We WILL Celebrate!

A little tumult can’t kill the buzz

This coming weekend will be a time to celebrate Eugene even if some of the names, venues and entertainment are not quite what we have been accustomed to in past decades. But Eugeneans are flexible, right?

Familiar will be the Eugene Celebration Parade and Pet Parade Saturday, Aug. 23, followed by something new, a gathering outside Civic Stadium at the end of the parade for a rally. And Festival of Eugene is still happening as we go to press despite some moments of uncertainty as the new festival came together. Here’s what we know to help you plan your weekend:

The annual Pet Parade will be at 10:30 am Saturday, making a one-block square, starting at 12th and High, heading north to 11th, then along 11th to Pearl, then down Pearl to 12th. Greenhill Humane Society sponsors the Pet Parade and the event draws hundreds of participants and spectators. (Yes, in previous years the Pet Parade was on Sundays.) Expect dogs in tutus and kids pulling wagons with everything from iguanas to chickens. Spectators watch for free, but the entry cost is $5.

The Eugene Celebration Parade with its political, social and often outrageous entries will begin at 11 am Saturday near South Eugene High School and head north along High Street to 11th where it will take a left and then head south on Pearl to end near the Civic Stadium parking lot. Staging for the parade begins at 8 am and entries will be judged for their entertainment value, creativity, concept and enthusiasm. Categories include Best Viewed, Best Dressed, Best in Step, Best Laughs, Best Listening, Kids are Best, Judges Know Best, Best Elementary/Middle School Entry, Best High School Band and Best of Show. First place winners get cash prizes. Parade watchers get giggles.

Civic Stadium will get some attention this year as everyone is invited for a rally and entertainment outside the stadium at the end of the parade. Samba Ja and Kudana bands in the parade will lead a procession to Civic for the gathering with “special guests,” more music and refreshments. The rally is in support of efforts to save and restore the historic stadium and keep it from becoming another shopping center and parking lot.

Festival of Eugene was planned in a hurry following the surprise cancellation of the Eugene Celebration two months ago by Kesey Enterprises. Wedding and event planner Krysta Albert had already organized the Health and Wellness Celebration as part of the Eugene Celebration, and decided to expand it to fill the gap and make it free. The nonprofit Festival of Eugene started off downtown on 5th Avenue, but ran into time constraints and other problems. She then attempted to relocate to Alton Baker Park, and it finally landed at Skinner Butte Park, which is along the river and bike path a few blocks north of 5th Street Public Market. Donations and enthusiasm have kept this project alive despite numerous obstacles.
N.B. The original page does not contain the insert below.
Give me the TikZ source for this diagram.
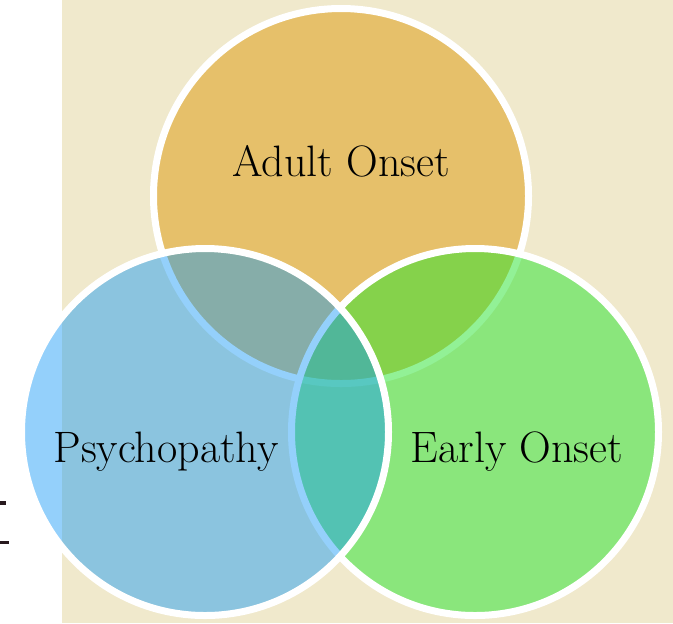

Last we heard, the festival is still on for Skinner Butte Park 4 to 10 pm Friday and 11 am to 10 pm Saturday. There will be local bands and musicians (see “Music Matters”), mixed in with comedy, DJs, poetry readings and other acts. Various for-profit vendors including mustache and face painters are planning booths and nonprofits like Friends of Civic, Cascadia Wildlands, NEDCO and Attachment Parents of Lane County are slated to participate. Albert says she anticipates one winery and two beer tents in a garden in the middle of the festival’s footprint. Find updates at the Festival of Eugene Facebook page and information on booth prices at festivalofeugene.com.

Finally, a concert at Cuthbert for an unheard-of entry fee of $5 is planned at 5:30 pm Saturday, featuring Hell’s Belles, Zepparella and Foreverland, billed as a “14-piece live tribute to Michael Jackson.” Parade entry winners will be announced between sets at about 6:30 pm. For those who have never seen a show at the Cuthbert, this is an opportunity to experience a world-class venue. Bring a blanket. Beer, wine and food will be available.